Allyson Felix has a lot to be proud of.
To add to the nine Olympic medals around her neck - six of them golds - she now has a world record twelve World Championship gold medals. With this achievement, she breaks Usain Bolt’s record for most World Championship gold medals.
Despite surpassing Bolt in medal count, she stays humble: “This is a different event, so I don’t really look at it in that way,” she told NBC.
But her success at the Championships also came less than a year after an extremely difficult pregnancy. Felix had severe preeclampsia, a dangerous pregnancy condition that can cause organ failure and endangers both mother and child. She had to have an emergency C-section a full month before her due date, and her daughter spent 29 days in the Newborn Intensive Care Unit.
Unfortunately, because she is a professional athlete, her pregnancy was even more stressful because of what it meant for her career. Felix, along with fellow championship runners Alysia Montaño, Kara Goucher, and Phoebe Wright, came together to publicly criticize Nike for “punishing” women athletes who choose to have children.
“Getting pregnant is the kiss of death for a female athlete… there’s no way I’d tell Nike if I were pregnant,” recalled Wright. Montaño revealed that she had to “fight with her sponsor to keep her paycheck.”
“I asked Nike to contractually guarantee that I wouldn’t be punished if I didn’t perform at my best in the months surrounding childbirth… Nike declined,” explained Felix in her own New York Times essay.
But Felix isn’t mired in the past.

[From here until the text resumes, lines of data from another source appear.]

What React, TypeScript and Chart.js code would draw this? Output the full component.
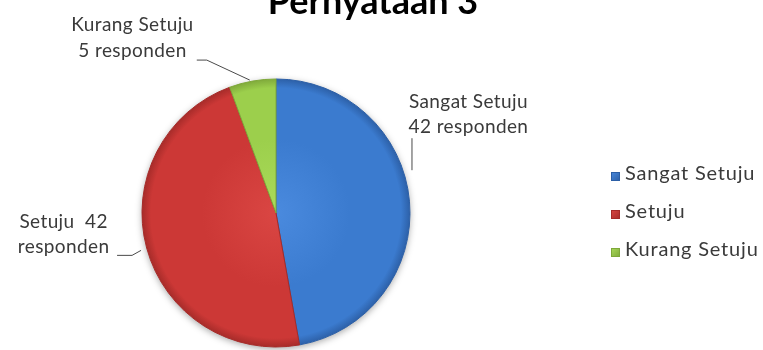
import { useEffect, useRef } from "react";
import { Chart, registerables } from "chart.js";

Chart.register(...registerables);

// Survey answers for statement 3
const titleText = "Pernyataan 3";
const categories = ["Sangat Setuju", "Setuju", "Kurang Setuju"];
const responden = [42, 42, 5];
const unitLabel = "responden";

// Slice fills: highlight, base, rim
const lightColors = ["#4a8ade", "#da4643", "#aadb5a"];
const baseColors = ["#3b7bcf", "#cc3836", "#9ccf4c"];
const rimColors = ["#2c5fa6", "#a52b29", "#7ea83a"];

const FONT = "Lato, 'Open Sans', sans-serif";
const LABEL_COLOR = "#3a3a3a";

// Text for each slice label, built from the data
function sliceLines(i: number): string[] {
  if (i === 1) return [`${categories[i]}  ${responden[i]}`, unitLabel];
  return [categories[i], `${responden[i]} ${unitLabel}`];
}

// Placement of each label relative to the rim point at the slice's mid angle
const labelLayout = [
  { dx: 59, baselines: [-93, -68], leader: [[2.5, -63], [2.5, -31]] },
  { dx: -83, baselines: [-20, 5], leader: [[-29.6, 7.3], [-14.6, 7.3], [-5.6, 2.3]] },
  { dx: -120, baselines: [-50, -24], leader: [[-55.7, -21], [-45.7, -21], [-2.7, -1]] },
];

const shadowPlugin = {
  id: "pieShadow",
  beforeDatasetsDraw(chart: any) {
    const arc = chart.getDatasetMeta(0).data[0];
    if (!arc) return;
    const { x, y, outerRadius } = arc.getProps(["x", "y", "outerRadius"], true);
    const ctx = chart.ctx;
    ctx.save();
    ctx.shadowColor = "rgba(0,0,0,0.35)";
    ctx.shadowBlur = 7;
    ctx.shadowOffsetY = 2;
    ctx.beginPath();
    ctx.arc(x, y, outerRadius, 0, Math.PI * 2);
    ctx.fillStyle = "#ffffff";
    ctx.fill();
    ctx.restore();
  },
};

const decorPlugin = {
  id: "pieDecor",
  afterDraw(chart: any) {
    const ctx = chart.ctx;
    const meta = chart.getDatasetMeta(0);

    // Title, sitting against the top edge
    ctx.save();
    ctx.fillStyle = "#000000";
    ctx.font = `bold 36px ${FONT}`;
    ctx.textAlign = "center";
    ctx.textBaseline = "alphabetic";
    ctx.fillText(titleText, 373, 14);
    ctx.restore();

    // Data labels with leader lines
    meta.data.forEach((arc: any, i: number) => {
      const { x, y, startAngle, endAngle, outerRadius } = arc.getProps(
        ["x", "y", "startAngle", "endAngle", "outerRadius"],
        true
      );
      const mid = (startAngle + endAngle) / 2;
      const ax = x + Math.cos(mid) * outerRadius;
      const ay = y + Math.sin(mid) * outerRadius;
      const lay = labelLayout[i];
      ctx.save();
      ctx.fillStyle = LABEL_COLOR;
      ctx.font = `19px ${FONT}`;
      ctx.letterSpacing = "0.4px";
      ctx.textAlign = "center";
      ctx.textBaseline = "alphabetic";
      sliceLines(i).forEach((line, k) => {
        ctx.fillText(line, ax + lay.dx, ay + lay.baselines[k]);
      });
      ctx.strokeStyle = "#4a4a4a";
      ctx.lineWidth = 1;
      ctx.beginPath();
      lay.leader.forEach((p, k) => {
        const px = ax + p[0];
        const py = ay + p[1];
        if (k === 0) ctx.moveTo(px, py);
        else ctx.lineTo(px, py);
      });
      ctx.stroke();
      ctx.restore();
    });

    // Legend on the right
    ctx.save();
    ctx.font = `20px ${FONT}`;
    ctx.letterSpacing = "0.8px";
    ctx.textAlign = "left";
    ctx.textBaseline = "alphabetic";
    categories.forEach((name, i) => {
      const top = 172 + i * 38;
      const g = ctx.createLinearGradient(611, top, 620, top + 9);
      g.addColorStop(0, lightColors[i]);
      g.addColorStop(1, rimColors[i]);
      ctx.fillStyle = g;
      ctx.fillRect(611, top, 9, 9);
      ctx.strokeStyle = rimColors[i];
      ctx.strokeRect(611.5, top + 0.5, 8, 8);
      ctx.fillStyle = LABEL_COLOR;
      ctx.fillText(name, 625, top + 8);
    });
    ctx.restore();
  },
};

export default function App() {
  const canvasRef = useRef<HTMLCanvasElement | null>(null);

  useEffect(() => {
    if (!canvasRef.current) return;
    const fillFor = (ctx: any) => {
      const i = ctx.dataIndex;
      const area = ctx.chart.chartArea;
      if (!area) return baseColors[i];
      const cx = (area.left + area.right) / 2;
      const cy = (area.top + area.bottom) / 2;
      const r = Math.min(area.right - area.left, area.bottom - area.top) / 2;
      const g = ctx.chart.ctx.createRadialGradient(cx, cy, 0, cx, cy, r);
      g.addColorStop(0, lightColors[i]);
      g.addColorStop(0.55, baseColors[i]);
      g.addColorStop(0.93, baseColors[i]);
      g.addColorStop(1, rimColors[i]);
      return g;
    };

    const chart = new Chart(canvasRef.current, {
      type: "pie",
      data: {
        labels: categories,
        datasets: [
          {
            data: responden,
            backgroundColor: fillFor,
            borderColor: rimColors,
            borderWidth: 1,
            hoverOffset: 0,
          },
        ],
      },
      options: {
        responsive: true,
        maintainAspectRatio: false,
        animation: false,
        layout: { padding: { top: 78.5, bottom: 2.5, left: 0, right: 211 } },
        plugins: {
          legend: { display: false },
          title: { display: false },
          tooltip: { enabled: false },
        },
      },
      plugins: [shadowPlugin, decorPlugin],
    });
    return () => chart.destroy();
  }, []);

  return (
    <div style={{ position: "fixed", left: 0, top: 0, width: 763, height: 350, background: "#ffffff" }}>
      <canvas ref={canvasRef} />
    </div>
  );
}
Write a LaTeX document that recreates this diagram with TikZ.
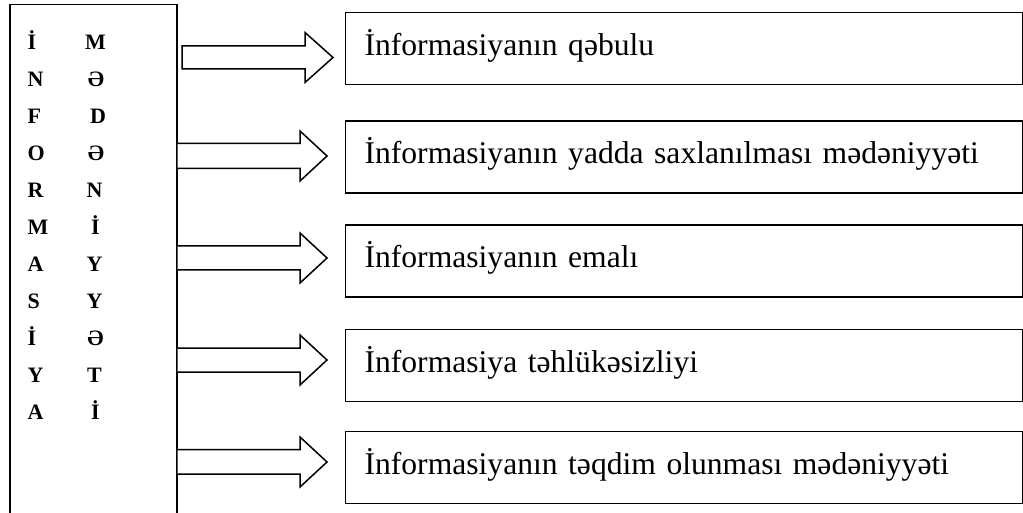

She’s looking forward. She has a new daughter - Camryn - and a new sponsor, Athleta. She’s outspoken about how the sponsorship differs from Nike’s: “It is focused on me as a whole—as an athlete, as a mom, and as an activist and just to be supported in that way is amazing."
And she’s not done speaking out. Felix joins other prominent Black women, like Serena Williams and Beyoncé, who are raising awareness of health disparities affecting Black women. Black women are 3-4 times more likely to die in pregnancy or childbirth than white women, but no one is clear on exactly why.
Felix spoke to Congress about the issue and hopes her new sponsorship with Athleta will help her to continue being an advocate for Black women’s maternal health. She also detailed her struggle, and triumph, at length in a recent SELF Magazine cover story.
Because of her activism and that of her peers, companies like Nike and Burton have changed their policies for women athletes.
With the Olympics on the horizon, Felix believes she can be an elite athlete, mother, and activist, and has an empowering message for women: “You can have it all. Don't let anyone tell you that you can't.”